Reading Vietnam at War by Mark Bradley, which is a brief but excellent survey of the period of Vietnamese decolonization (1945-1975) from the point of view of the Vietnamese, I encountered a particularly interesting passage:

“By some estimates the NLF controlled as much as half the population in southern Vietnam by 1963.

The reasons so many people came to support the Front so rapidly varied. For many peasants, the Diem government failed to assure a minimal level of well being and safety for their families while the NLF appeared to do so. Middle, poor, and landless peasants (trung, ban, and co nong) found little to like in Diem’s land reform efforts. In deference to the regime’s landlord (dia chu) base of support, it only redistributed land when holdings exceeded 250 acres, forced those who received land to pay for it, and tolerated land rents at 25 to 40 per cent of output.
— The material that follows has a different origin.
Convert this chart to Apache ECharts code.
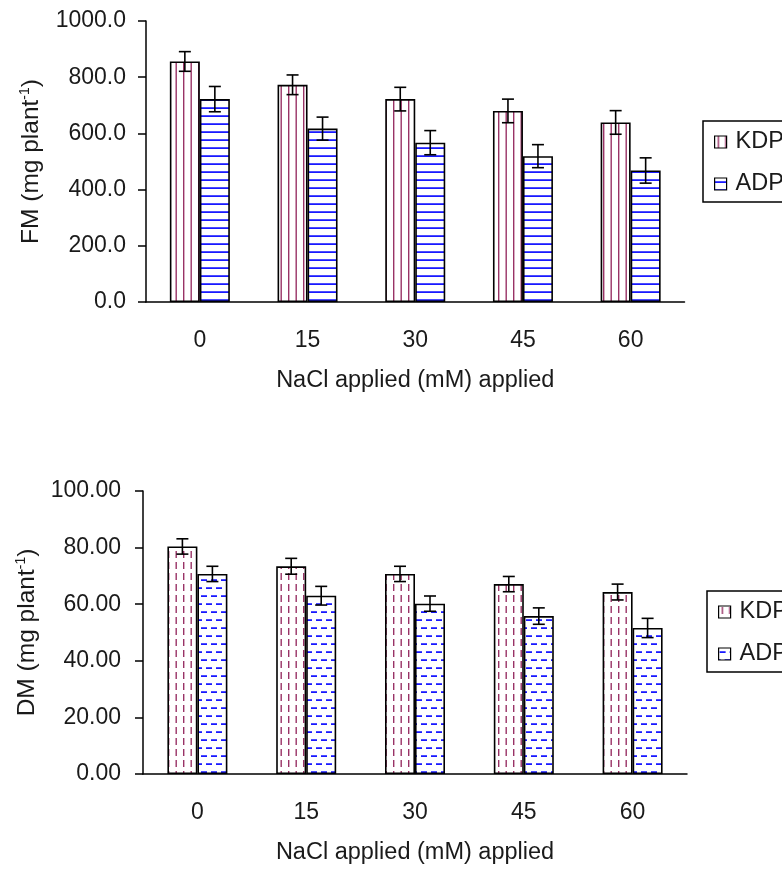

By contrast the NLF’s land reform programme avoided the excesses of the northern land reform in the mid 1950s and returned to the moderate DRV policies of the 1940s. It set maximum rents at 15 per cent, limited total landholding to 15 acres, and redistributed land at a nominal cost. Similarly, the Diem government’s regressive tax policy protected wealthy interests while the NLF’s more progressive taxation, a return to earlier norms based on the ability to pay, eased the burden on rural peasants.”